Without that clarity, organisations risk creating fragmented operational environments where reasoning quality varies unpredictably between teams, matters, or jurisdictions without meaningful visibility into the consequences.

Interestingly, this starts resembling disciplines law firms already understand well:

supervision structures
delegation models
risk-based review
matter classification
escalation procedures
quality assurance frameworks

The difference is that AI introduces dynamic reasoning allocation inside systems themselves rather than exclusively through staffing structures.

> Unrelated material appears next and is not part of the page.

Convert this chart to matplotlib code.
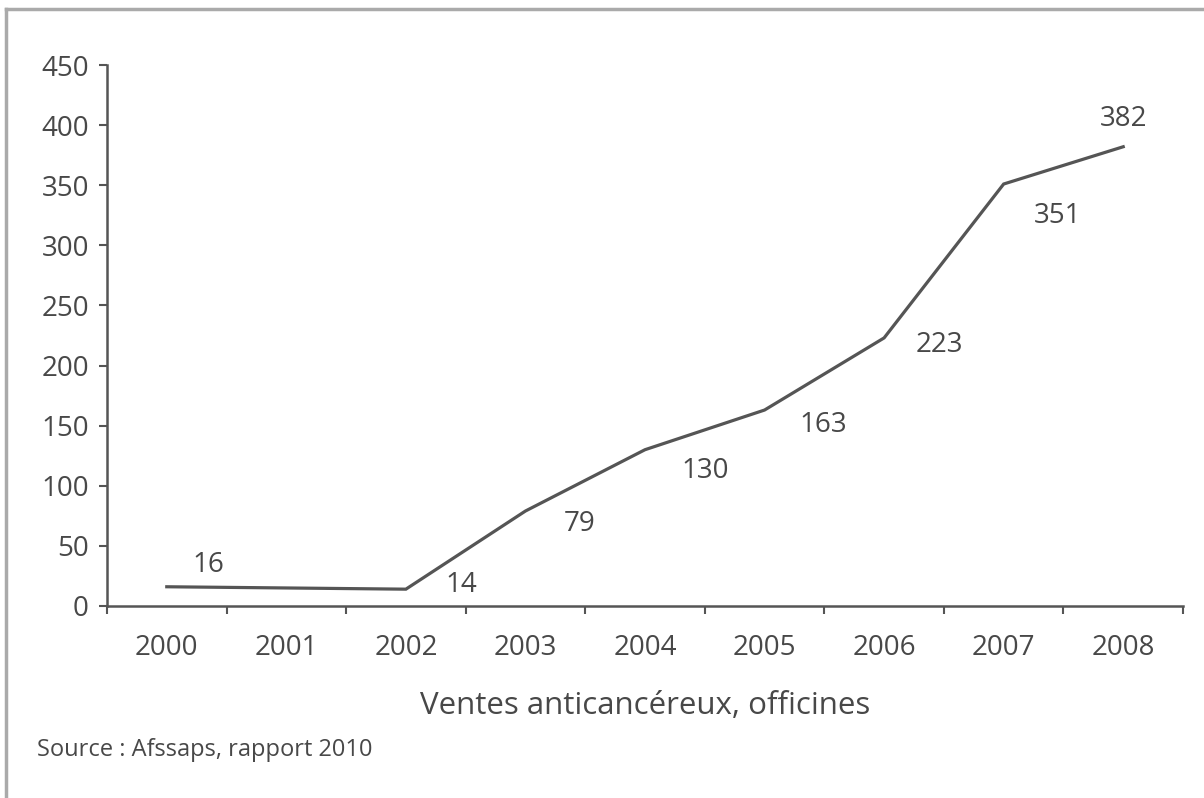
import matplotlib.pyplot as plt
from matplotlib.lines import Line2D
import numpy as np

years = ["2000", "2001", "2002", "2003", "2004", "2005", "2006", "2007", "2008"]
data_years = ["2000", "2002", "2003", "2004", "2005", "2006", "2007", "2008"]
ventes = [16, 14, 79, 130, 163, 223, 351, 382]
yticks = [0, 50, 100, 150, 200, 250, 300, 350, 400, 450]

# where each value label sits relative to its point (offset points)
label_offsets = [(30, 16), (40, 3), (39, -9), (43, -15), (42, -11), (40, -5), (39, -23), (0, 20)]

grey = "#555555"
txt = "#484848"
plt.rcParams['font.family'] = ['Open Sans', 'DejaVu Sans']

def main():
    fig = plt.figure(figsize=(12.04, 7.98), dpi=100)
    ax = fig.add_axes([107 / 1204, 192 / 798, 1076 / 1204, 541 / 798])

    xpos = [years.index(y) for y in data_years]
    ax.plot(xpos, ventes, color=grey, lw=2.3, solid_joinstyle="miter")

    for x, v, off in zip(xpos, ventes, label_offsets):
        ax.annotate(str(v), (x, v), xytext=off, textcoords="offset points",
                    ha="center", va="center", fontsize=20, color=txt)

    ax.set_xlim(-0.5, len(years) - 0.5)
    ax.set_ylim(0, 450)
    ax.set_xticks(range(len(years)))
    ax.set_xticklabels(years)
    ax.set_xticks(np.arange(-0.5, len(years), 1.0), minor=True)
    ax.set_yticks(yticks)

    ax.tick_params(axis="x", which="major", length=0, pad=20, labelsize=20, labelcolor=txt)
    ax.tick_params(axis="x", which="minor", length=6, width=1.5, color=grey, direction="out")
    ax.tick_params(axis="y", length=6, width=1.5, color=grey, pad=7, labelsize=20, labelcolor=txt)

    for s in ["top", "right"]:
        ax.spines[s].set_visible(False)
    for s in ["left", "bottom"]:
        ax.spines[s].set_color(grey)
        ax.spines[s].set_linewidth(1.8)

    ax.set_xlabel("Ventes anticancéreux, officines", fontsize=22.5, color=txt, labelpad=21)

    fig.text(37 / 1204, 1 - 750 / 798, "Source : Afssaps, rapport 2010", fontsize=17,
             color=txt, ha="left", va="center")

    # light border of the original box (top and left edges)
    fig.add_artist(Line2D([6 / 1204, 1], [1 - 9 / 798, 1 - 9 / 798], color="#aaaaaa", lw=2.5,
                          transform=fig.transFigure))
    fig.add_artist(Line2D([6 / 1204, 6 / 1204], [0, 1 - 9 / 798], color="#aaaaaa", lw=2.5,
                          transform=fig.transFigure))

    fig.savefig("out.png", dpi=100)


if __name__ == "__main__":
    main()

I suspect the firms that perform well over the next few years will not necessarily be the firms with the largest AI budgets or the most aggressive adoption narratives. They will likely be the firms with the clearest operational understanding of:

where intelligence matters most
where proportionality is appropriate
where additional controls are justified
where human review remains essential
where latency and cost trade-offs are acceptable
where clients expect stronger assurance and auditability

Some tasks will deserve premium reasoning models, extensive contextual retrieval, and rigorous review because the commercial, regulatory, or reputational consequences justify the investment. Others will not. The important thing is that those decisions are intentional, visible, and operationally defensible rather than subtly shaped by infrastructure pressure alone.

The challenge is no longer whether firms can access intelligence, instead it's how intentionally they allocate it across workflows, risk profiles, client expectations, and operational constraints.

Hopefully this is less a temporary optimisation problem and more the beginning of a new operational discipline inside legal technology itself.